* _GIVEN MATERIAL_

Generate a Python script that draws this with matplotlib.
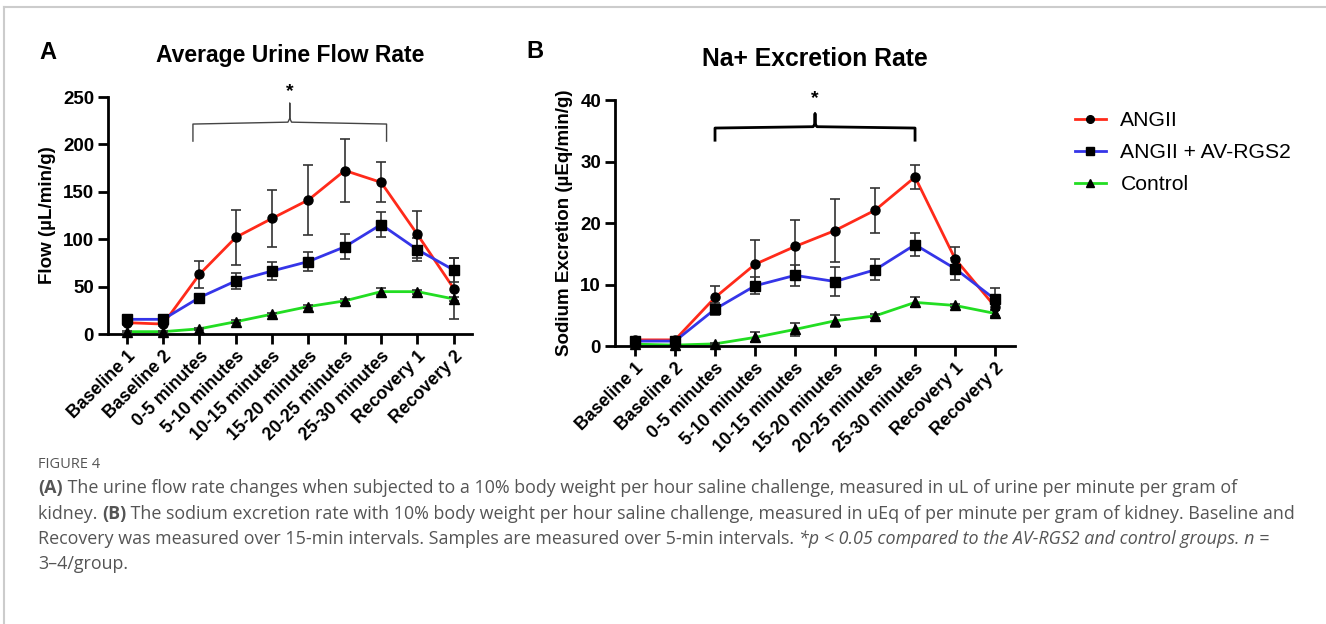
import matplotlib
matplotlib.use("Agg")
import matplotlib.pyplot as plt
from matplotlib.lines import Line2D

plt.rcParams['font.family'] = ['Liberation Sans', 'DejaVu Sans']

# x categories shared by both panels
timepoints = ["Baseline 1", "Baseline 2", "0-5 minutes", "5-10 minutes", "10-15 minutes",
              "15-20 minutes", "20-25 minutes", "25-30 minutes", "Recovery 1", "Recovery 2"]

# Panel A: urine flow (uL/min/g), mean and error
flow_angii = [12, 10.5, 63, 102, 122, 141.5, 172.5, 160, 105, 48]
flow_angii_err = [2, 2, 14, 29, 30, 37, 33, 21, 25, 32]
flow_rgs2 = [15.5, 15.5, 38.5, 56, 66.5, 76.5, 92, 115.5, 89, 67.5]
flow_rgs2_err = [2, 2, 3, 8.5, 10, 10.5, 13, 13, 12, 13]
flow_ctrl = [2.5, 2.5, 5.5, 13, 21, 29, 35, 44.7, 44.7, 37]
flow_ctrl_err = [1, 1, 1, 1.5, 1.5, 1.5, 2, 4, 2, 2]

# Panel B: sodium excretion (uEq/min/g), mean and error
na_angii = [1.0, 1.0, 7.9, 13.3, 16.2, 18.8, 22.1, 27.5, 14.2, 6.4]
na_angii_err = [0.3, 0.3, 1.9, 3.9, 4.3, 5.1, 3.7, 2.0, 1.9, 1.5]
na_rgs2 = [0.8, 0.8, 6.0, 9.8, 11.5, 10.5, 12.4, 16.5, 12.6, 7.6]
na_rgs2_err = [0.3, 0.3, 1.0, 1.4, 1.7, 2.3, 1.7, 1.9, 1.8, 1.8]
na_ctrl = [0.3, 0.15, 0.35, 1.4, 2.7, 4.1, 4.9, 7.1, 6.6, 5.3]
na_ctrl_err = [0.1, 0.1, 0.1, 0.8, 1.0, 1.0, 0.3, 0.8, 0.3, 0.6]

labels = ["ANGII", "ANGII + AV-RGS2", "Control"]
colors = ["#ff2a1a", "#3535e8", "#22dd22"]
markers = ["o", "s", "^"]

fig = plt.figure(figsize=(13.26, 6.24), dpi=100)
axA = fig.add_axes([0.0814, 0.4647, 0.2745, 0.3798])
axB = fig.add_axes([0.4638, 0.4455, 0.3017, 0.3938])


def draw_panel(ax, series, ylim, yticks, ylabel, title, title_size, labelpad):
    x = list(range(len(timepoints)))
    for (vals, errs), lab, col, mk in zip(series, labels, colors, markers):
        ax.plot(x, vals, color=col, lw=2, zorder=2, label=lab)
        ax.errorbar(x, vals, yerr=errs, fmt="none", ecolor="#333333",
                    elinewidth=1.2, capsize=3.5, capthick=1.2, zorder=3)
        ax.plot(x, vals, ls="none", marker=mk, markersize=6.5, color="black", zorder=4, clip_on=False)
    ax.set_xlim(-0.52, 9.5)
    ax.set_ylim(*ylim)
    ax.set_yticks(yticks)
    ax.set_xticks(x)
    ax.set_xticklabels(timepoints, rotation=45, ha="right", rotation_mode="anchor",
                       fontsize=12.8, fontweight="bold")
    for t in ax.get_yticklabels():
        t.set_fontsize(13.5)
        t.set_fontweight("bold")
    ax.spines["top"].set_visible(False)
    ax.spines["right"].set_visible(False)
    ax.spines["left"].set_linewidth(2)
    ax.spines["bottom"].set_linewidth(2)
    ax.tick_params(axis="both", direction="out", length=7, width=2, pad=3)
    ax.set_ylabel(ylabel, fontsize=13.5, fontweight="bold", labelpad=labelpad)
    ax.set_title(title, fontsize=title_size, fontweight="bold", pad=25)


draw_panel(axA, [(flow_angii, flow_angii_err), (flow_rgs2, flow_rgs2_err), (flow_ctrl, flow_ctrl_err)],
           (0, 250), [0, 50, 100, 150, 200, 250], "Flow (µL/min/g)", "Average Urine Flow Rate", 16.5, 5)
draw_panel(axB, [(na_angii, na_angii_err), (na_rgs2, na_rgs2_err), (na_ctrl, na_ctrl_err)],
           (0, 40), [0, 10, 20, 30, 40], "Sodium Excretion (µEq/min/g)", "Na+ Excretion Rate", 17.8, 5)
axB.set_xlim(-0.5, 9.5)


def bracket(ax, x0, x1, y, drop, rise, star_y, lw, color):
    xm = (x0 + x1) / 2
    ax.plot([x0, x0, xm - 0.05, xm, xm, xm, xm + 0.05, x1, x1],
            [y - drop, y - drop * 0.1, y, y + rise * 0.2, y + rise, y + rise * 0.2, y, y - drop * 0.1, y - drop],
            color=color, lw=lw, clip_on=False, solid_joinstyle="round", zorder=5)
    ax.text(xm, star_y, "*", ha="center", va="center", fontsize=14, fontweight="bold")


bracket(axA, 1.82, 7.15, 223.5, 20, 20, 256, 1.0, "#444444")
bracket(axB, 2.0, 7.0, 35.7, 2.2, 2.1, 40.3, 2.0, "black")

# panel letters
fig.text(0.030, 0.916, "A", fontsize=17, fontweight="bold", va="center")
fig.text(0.397, 0.918, "B", fontsize=17, fontweight="bold", va="center")

# legend
handles = [Line2D([0], [0], color=c, lw=2, marker=m, markersize=5.5,
                  markerfacecolor="black", markeredgecolor="black") for c, m in zip(colors, markers)]
fig.legend(handles, labels, loc="upper left", bbox_to_anchor=(1075 / 1326, 1 - 111 / 624), frameon=False,
           fontsize=15.2, handlelength=1.45, handletextpad=0.7, labelspacing=0.62,
           borderpad=0, borderaxespad=0)

# page border lines
fig.add_artist(Line2D([0.003, 1.0], [0.988, 0.988], color="#cccccc", lw=1.5))
fig.add_artist(Line2D([0.003, 0.003], [0.0, 0.988], color="#cccccc", lw=1.5))

# caption
cap_font = ["Open Sans", "DejaVu Sans"]
cap_color = "#555555"
fig.text(38 / 1326, 1 - 464 / 624, "FIGURE 4", fontsize=10.5, color=cap_color,
         family=cap_font, va="center")

caption_lines = [
    [("(A)", "bold", "normal"),
     (" The urine flow rate changes when subjected to a 10% body weight per hour saline challenge, measured in uL of urine per minute per gram of", "normal", "normal")],
    [("kidney. ", "normal", "normal"), ("(B)", "bold", "normal"),
     (" The sodium excretion rate with 10% body weight per hour saline challenge, measured in uEq of per minute per gram of kidney. Baseline and", "normal", "normal")],
    [("Recovery was measured over 15-min intervals. Samples are measured over 5-min intervals. ", "normal", "normal"),
     ("*p < 0.05 compared to the AV-RGS2 and control groups. n =", "normal", "italic")],
    [("3–4/group.", "normal", "normal")],
]
line_y = [488, 514, 539, 564]

renderer = fig.canvas.get_renderer()
for pieces, yp in zip(caption_lines, line_y):
    xpix = 38
    for txt, weight, style in pieces:
        t = fig.text(xpix / 1326, 1 - yp / 624, txt, fontsize=12.85, color=cap_color,
                     family=cap_font, fontweight=weight, fontstyle=style, va="center")
        bb = t.get_window_extent(renderer=renderer)
        xpix += bb.width

fig.savefig("out.png", dpi=100)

* _YOUR TASK_
Return only the lines from the start of the data through the line that contains "1.5, 2, 4, 2, 2]", please, copying them exactly and omitting all pictures.

* _COMPLETED EXERCISE_
Generate a Python script that draws this with matplotlib.
import matplotlib
matplotlib.use("Agg")
import matplotlib.pyplot as plt
from matplotlib.lines import Line2D

plt.rcParams['font.family'] = ['Liberation Sans', 'DejaVu Sans']

# x categories shared by both panels
timepoints = ["Baseline 1", "Baseline 2", "0-5 minutes", "5-10 minutes", "10-15 minutes",
              "15-20 minutes", "20-25 minutes", "25-30 minutes", "Recovery 1", "Recovery 2"]

# Panel A: urine flow (uL/min/g), mean and error
flow_angii = [12, 10.5, 63, 102, 122, 141.5, 172.5, 160, 105, 48]
flow_angii_err = [2, 2, 14, 29, 30, 37, 33, 21, 25, 32]
flow_rgs2 = [15.5, 15.5, 38.5, 56, 66.5, 76.5, 92, 115.5, 89, 67.5]
flow_rgs2_err = [2, 2, 3, 8.5, 10, 10.5, 13, 13, 12, 13]
flow_ctrl = [2.5, 2.5, 5.5, 13, 21, 29, 35, 44.7, 44.7, 37]
flow_ctrl_err = [1, 1, 1, 1.5, 1.5, 1.5, 2, 4, 2, 2]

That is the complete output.